Phila.’s Green Task Force holding series of forums
Philadelphia Business Journal
July 3, 2009

Philadelphia Business Journal


Philadelphia’s Green Economy Task Force has formed some unusual alliances as it furthers its goal of creating thousands of green-collar jobs.

Almost 150 groups, ranging from technology companies to constructions firms to nonprofits, have worked with the task force so far.

“It’s a collaboration of unlikely bedfellows,” said Green Jobs Coordinator Kate Houstoun. “It’s kind of a tribute to the unique opportunity of the green economy. You need that spectrum because the green economy is broad. It requires a vast array of interests and talents.”

The task force is spending the summer learning how to use those talents. It is hosting a series of forums as part of its Emerging Industries Project that are aimed at developing working relationships with the various industries.

The first forum, held in early June, invited manufacturers to discuss how the city can help to facilitate green opportunities in their fields. In upcoming months, the task force will host representatives from the fields of construction, demolition and waste recycling.

Houstoun said that the Emerging Industries Project gives her agency a chance to listen to local groups and determine what it will take to make Philadelphia’s green economy successful.

“We can’t get anything done if we’re not listening to each other,” she said. “We have to work quickly to assess our needs.”
The task force was established in early 2008 following an inspirational speech by green jobs advocate and presidential adviser Van Jones.

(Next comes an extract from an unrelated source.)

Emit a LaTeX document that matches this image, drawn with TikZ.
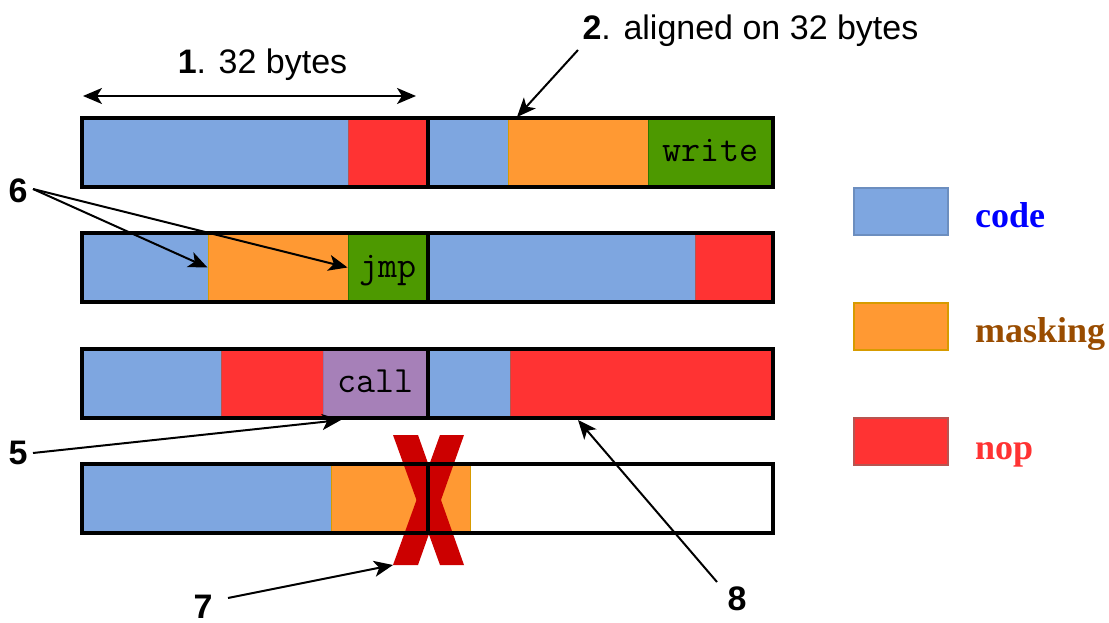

“A lot of people were moved by his message,” Houstoun said. “They realized that committing to creating green jobs was a triple win: help the environment, create jobs and reduce the cost of living.”

A year-and-a-half later, the task force is reorganizing to accommodate its growth, forming a number of new committees.

For example, Diane Cornman-Levy, the executive director of the Greater Philadelphia Federation of Neighborhood Centers, will help foster youth involvement and education, a component the agency only recently began to address. She will also develop a job training program that uses the city’s coalition of community centers.

“Community centers are points of engagement for workers and employers,” she said.

Houstoun said the task force’s busy summer should position it to begin helping unemployed workers by autumn. She is intent on meeting Philadelphia’s goal of doubling its number of green jobs by 2015.

“It’s been an incredible alignment of resources and political will,” Houstoun said. “We’re very focused.”

Clean on the roof


The Bridge Business Center in Bristol recently installed rooftop clean-energy system as part of its ongoing renovations.
Seven gas-fired micro-turbines will help to power the 50,000-square-foot building, which will house offices, classrooms and research facilities.

The project was one of the first in the area to receive funding from the federal American Recovery and Reinvestment Act. The additions were paid for with a $1 million grant from the Pennsylvania Energy Development Authority.

Additional energy-saving installations planned for the building include an electric chiller, absorption chiller and a cooling tower.

Keystone Redevelopment Group, the center’s developer, predicts that the turbines will create more than $2 million in energy savings over a 10-year period.